◆ **Problem requirements**:
Reproduce the listing below character for character; drop every image.

◆ **Records with drawing code**:

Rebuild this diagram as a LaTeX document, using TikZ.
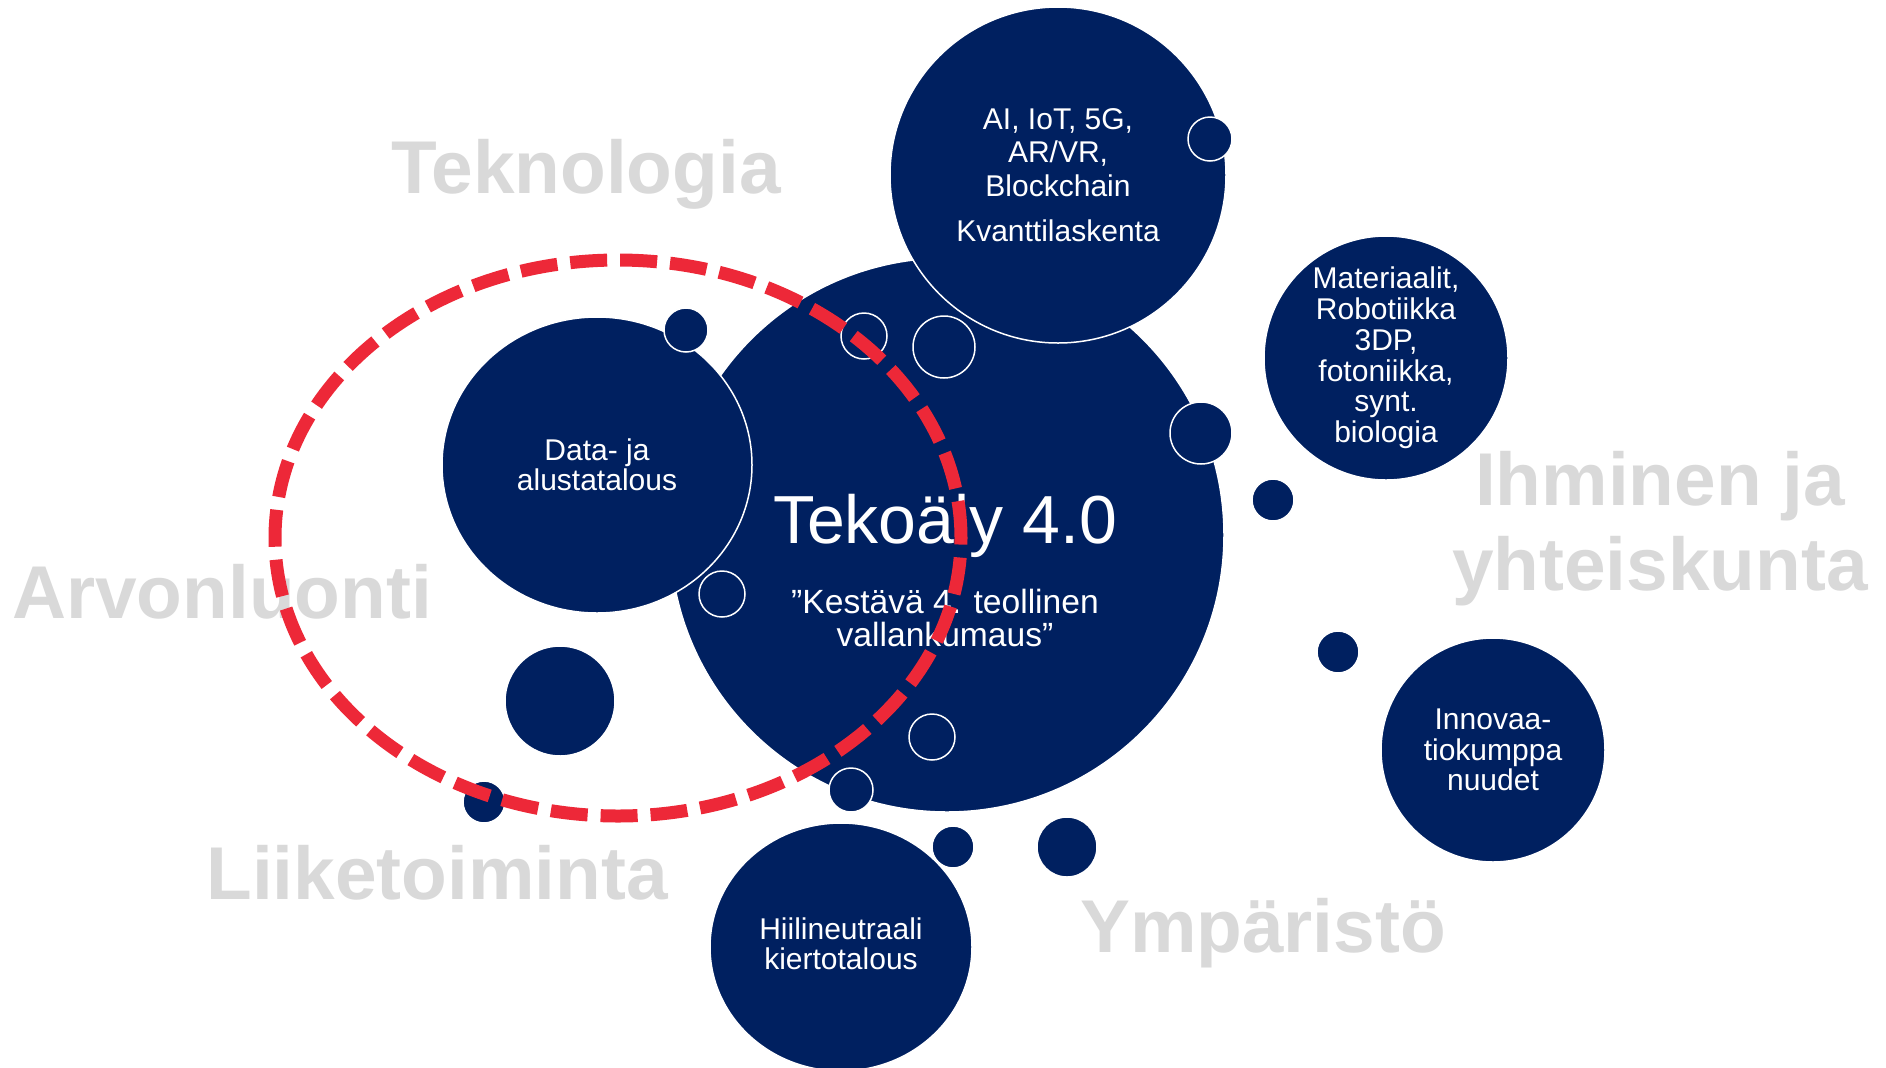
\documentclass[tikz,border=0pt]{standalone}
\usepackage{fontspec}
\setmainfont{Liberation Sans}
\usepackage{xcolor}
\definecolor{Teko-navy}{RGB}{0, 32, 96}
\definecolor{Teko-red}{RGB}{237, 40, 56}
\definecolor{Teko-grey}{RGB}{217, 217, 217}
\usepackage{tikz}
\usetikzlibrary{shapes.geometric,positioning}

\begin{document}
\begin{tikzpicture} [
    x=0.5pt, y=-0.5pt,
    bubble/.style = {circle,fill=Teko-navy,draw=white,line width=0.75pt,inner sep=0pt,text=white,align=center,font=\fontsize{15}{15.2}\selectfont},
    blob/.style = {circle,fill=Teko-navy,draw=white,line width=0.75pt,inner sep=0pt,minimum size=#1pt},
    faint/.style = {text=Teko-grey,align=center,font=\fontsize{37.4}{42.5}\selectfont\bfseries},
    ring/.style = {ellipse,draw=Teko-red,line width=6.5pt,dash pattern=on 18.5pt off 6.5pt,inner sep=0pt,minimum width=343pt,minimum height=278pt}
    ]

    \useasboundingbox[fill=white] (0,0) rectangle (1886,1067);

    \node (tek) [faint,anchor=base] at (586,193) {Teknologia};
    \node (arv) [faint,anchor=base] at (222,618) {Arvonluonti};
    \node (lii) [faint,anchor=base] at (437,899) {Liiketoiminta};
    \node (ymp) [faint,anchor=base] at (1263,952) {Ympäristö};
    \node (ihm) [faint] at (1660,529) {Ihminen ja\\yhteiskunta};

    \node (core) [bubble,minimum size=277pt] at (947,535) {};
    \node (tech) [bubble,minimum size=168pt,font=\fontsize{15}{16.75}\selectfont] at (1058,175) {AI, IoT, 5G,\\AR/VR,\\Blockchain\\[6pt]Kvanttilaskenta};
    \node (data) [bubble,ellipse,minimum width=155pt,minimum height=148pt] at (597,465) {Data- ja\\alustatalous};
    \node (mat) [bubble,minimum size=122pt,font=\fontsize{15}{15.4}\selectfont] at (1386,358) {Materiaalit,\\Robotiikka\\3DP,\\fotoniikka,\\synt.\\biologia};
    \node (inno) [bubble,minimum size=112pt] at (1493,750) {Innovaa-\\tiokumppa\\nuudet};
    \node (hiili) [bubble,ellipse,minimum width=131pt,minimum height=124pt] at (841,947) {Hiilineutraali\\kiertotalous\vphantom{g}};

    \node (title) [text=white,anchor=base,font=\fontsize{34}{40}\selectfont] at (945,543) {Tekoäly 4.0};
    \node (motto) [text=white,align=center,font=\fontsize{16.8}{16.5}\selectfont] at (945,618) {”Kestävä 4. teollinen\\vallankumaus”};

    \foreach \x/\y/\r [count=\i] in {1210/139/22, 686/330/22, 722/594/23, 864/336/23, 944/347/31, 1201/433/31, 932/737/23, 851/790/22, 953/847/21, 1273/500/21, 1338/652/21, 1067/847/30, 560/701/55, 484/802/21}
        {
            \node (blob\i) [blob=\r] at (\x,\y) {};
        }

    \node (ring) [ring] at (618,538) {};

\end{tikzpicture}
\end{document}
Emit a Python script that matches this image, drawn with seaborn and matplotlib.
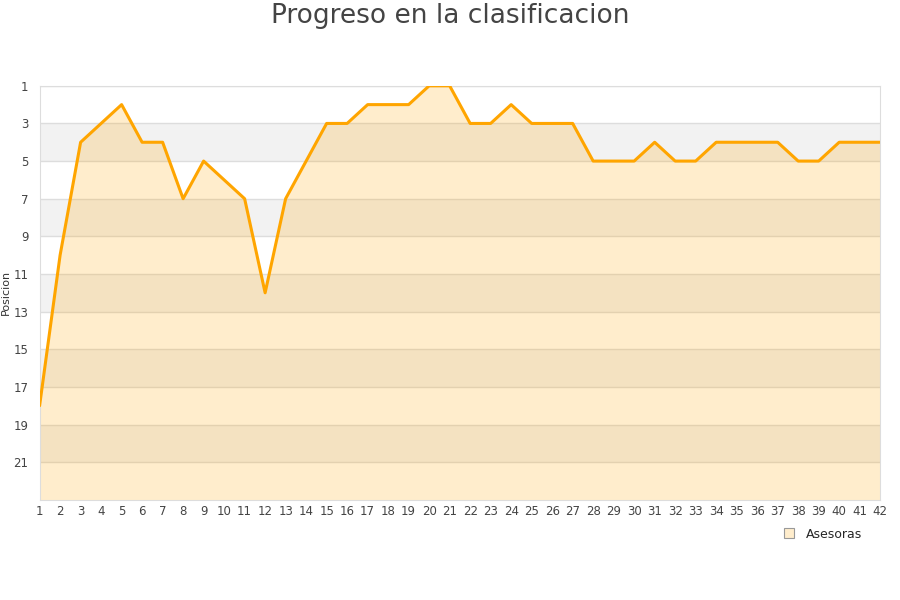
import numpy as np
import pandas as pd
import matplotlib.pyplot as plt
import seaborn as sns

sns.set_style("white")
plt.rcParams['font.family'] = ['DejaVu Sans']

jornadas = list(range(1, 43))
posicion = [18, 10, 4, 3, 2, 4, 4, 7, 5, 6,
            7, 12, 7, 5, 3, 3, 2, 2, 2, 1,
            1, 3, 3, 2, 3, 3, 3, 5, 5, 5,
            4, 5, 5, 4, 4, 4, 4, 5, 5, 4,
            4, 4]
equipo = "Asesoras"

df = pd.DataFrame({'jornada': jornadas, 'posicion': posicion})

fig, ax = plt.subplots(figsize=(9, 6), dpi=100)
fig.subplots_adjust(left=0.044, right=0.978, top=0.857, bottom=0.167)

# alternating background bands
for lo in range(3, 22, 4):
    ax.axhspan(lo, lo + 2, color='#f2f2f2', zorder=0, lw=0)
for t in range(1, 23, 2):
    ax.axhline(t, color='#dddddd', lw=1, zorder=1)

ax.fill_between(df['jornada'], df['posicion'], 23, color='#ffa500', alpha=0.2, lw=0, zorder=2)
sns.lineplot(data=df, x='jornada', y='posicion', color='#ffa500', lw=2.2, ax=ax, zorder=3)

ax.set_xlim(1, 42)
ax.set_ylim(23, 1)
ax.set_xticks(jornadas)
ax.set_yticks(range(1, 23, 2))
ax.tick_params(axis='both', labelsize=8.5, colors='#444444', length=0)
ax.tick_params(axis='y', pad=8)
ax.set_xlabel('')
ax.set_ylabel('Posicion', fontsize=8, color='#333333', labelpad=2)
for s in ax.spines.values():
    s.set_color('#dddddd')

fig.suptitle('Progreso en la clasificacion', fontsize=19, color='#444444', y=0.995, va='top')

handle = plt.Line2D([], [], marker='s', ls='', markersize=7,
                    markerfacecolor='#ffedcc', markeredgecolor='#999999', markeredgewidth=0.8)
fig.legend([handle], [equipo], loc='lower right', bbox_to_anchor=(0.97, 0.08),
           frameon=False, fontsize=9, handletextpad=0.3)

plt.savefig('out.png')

◆ **Full solution**:
Rebuild this diagram as a LaTeX document, using TikZ.
\documentclass[tikz,border=0pt]{standalone}
\usepackage{fontspec}
\setmainfont{Liberation Sans}
\usepackage{xcolor}
\definecolor{Teko-navy}{RGB}{0, 32, 96}
\definecolor{Teko-red}{RGB}{237, 40, 56}
\definecolor{Teko-grey}{RGB}{217, 217, 217}
\usepackage{tikz}
\usetikzlibrary{shapes.geometric,positioning}

\begin{document}
\begin{tikzpicture} [
    x=0.5pt, y=-0.5pt,
    bubble/.style = {circle,fill=Teko-navy,draw=white,line width=0.75pt,inner sep=0pt,text=white,align=center,font=\fontsize{15}{15.2}\selectfont},
    blob/.style = {circle,fill=Teko-navy,draw=white,line width=0.75pt,inner sep=0pt,minimum size=#1pt},
    faint/.style = {text=Teko-grey,align=center,font=\fontsize{37.4}{42.5}\selectfont\bfseries},
    ring/.style = {ellipse,draw=Teko-red,line width=6.5pt,dash pattern=on 18.5pt off 6.5pt,inner sep=0pt,minimum width=343pt,minimum height=278pt}
    ]

    \useasboundingbox[fill=white] (0,0) rectangle (1886,1067);

    \node (tek) [faint,anchor=base] at (586,193) {Teknologia};
    \node (arv) [faint,anchor=base] at (222,618) {Arvonluonti};
    \node (lii) [faint,anchor=base] at (437,899) {Liiketoiminta};
    \node (ymp) [faint,anchor=base] at (1263,952) {Ympäristö};
    \node (ihm) [faint] at (1660,529) {Ihminen ja\\yhteiskunta};

    \node (core) [bubble,minimum size=277pt] at (947,535) {};
    \node (tech) [bubble,minimum size=168pt,font=\fontsize{15}{16.75}\selectfont] at (1058,175) {AI, IoT, 5G,\\AR/VR,\\Blockchain\\[6pt]Kvanttilaskenta};
    \node (data) [bubble,ellipse,minimum width=155pt,minimum height=148pt] at (597,465) {Data- ja\\alustatalous};
    \node (mat) [bubble,minimum size=122pt,font=\fontsize{15}{15.4}\selectfont] at (1386,358) {Materiaalit,\\Robotiikka\\3DP,\\fotoniikka,\\synt.\\biologia};
    \node (inno) [bubble,minimum size=112pt] at (1493,750) {Innovaa-\\tiokumppa\\nuudet};
    \node (hiili) [bubble,ellipse,minimum width=131pt,minimum height=124pt] at (841,947) {Hiilineutraali\\kiertotalous\vphantom{g}};

    \node (title) [text=white,anchor=base,font=\fontsize{34}{40}\selectfont] at (945,543) {Tekoäly 4.0};
    \node (motto) [text=white,align=center,font=\fontsize{16.8}{16.5}\selectfont] at (945,618) {”Kestävä 4. teollinen\\vallankumaus”};

    \foreach \x/\y/\r [count=\i] in {1210/139/22, 686/330/22, 722/594/23, 864/336/23, 944/347/31, 1201/433/31, 932/737/23, 851/790/22, 953/847/21, 1273/500/21, 1338/652/21, 1067/847/30, 560/701/55, 484/802/21}
        {
            \node (blob\i) [blob=\r] at (\x,\y) {};
        }

    \node (ring) [ring] at (618,538) {};

\end{tikzpicture}
\end{document}
Emit a Python script that matches this image, drawn with seaborn and matplotlib.
import numpy as np
import pandas as pd
import matplotlib.pyplot as plt
import seaborn as sns

sns.set_style("white")
plt.rcParams['font.family'] = ['DejaVu Sans']

jornadas = list(range(1, 43))
posicion = [18, 10, 4, 3, 2, 4, 4, 7, 5, 6,
            7, 12, 7, 5, 3, 3, 2, 2, 2, 1,
            1, 3, 3, 2, 3, 3, 3, 5, 5, 5,
            4, 5, 5, 4, 4, 4, 4, 5, 5, 4,
            4, 4]
equipo = "Asesoras"

df = pd.DataFrame({'jornada': jornadas, 'posicion': posicion})

fig, ax = plt.subplots(figsize=(9, 6), dpi=100)
fig.subplots_adjust(left=0.044, right=0.978, top=0.857, bottom=0.167)

# alternating background bands
for lo in range(3, 22, 4):
    ax.axhspan(lo, lo + 2, color='#f2f2f2', zorder=0, lw=0)
for t in range(1, 23, 2):
    ax.axhline(t, color='#dddddd', lw=1, zorder=1)

ax.fill_between(df['jornada'], df['posicion'], 23, color='#ffa500', alpha=0.2, lw=0, zorder=2)
sns.lineplot(data=df, x='jornada', y='posicion', color='#ffa500', lw=2.2, ax=ax, zorder=3)

ax.set_xlim(1, 42)
ax.set_ylim(23, 1)
ax.set_xticks(jornadas)
ax.set_yticks(range(1, 23, 2))
ax.tick_params(axis='both', labelsize=8.5, colors='#444444', length=0)
ax.tick_params(axis='y', pad=8)
ax.set_xlabel('')
ax.set_ylabel('Posicion', fontsize=8, color='#333333', labelpad=2)
for s in ax.spines.values():
    s.set_color('#dddddd')

fig.suptitle('Progreso en la clasificacion', fontsize=19, color='#444444', y=0.995, va='top')

handle = plt.Line2D([], [], marker='s', ls='', markersize=7,
                    markerfacecolor='#ffedcc', markeredgecolor='#999999', markeredgewidth=0.8)
fig.legend([handle], [equipo], loc='lower right', bbox_to_anchor=(0.97, 0.08),
           frameon=False, fontsize=9, handletextpad=0.3)

plt.savefig('out.png')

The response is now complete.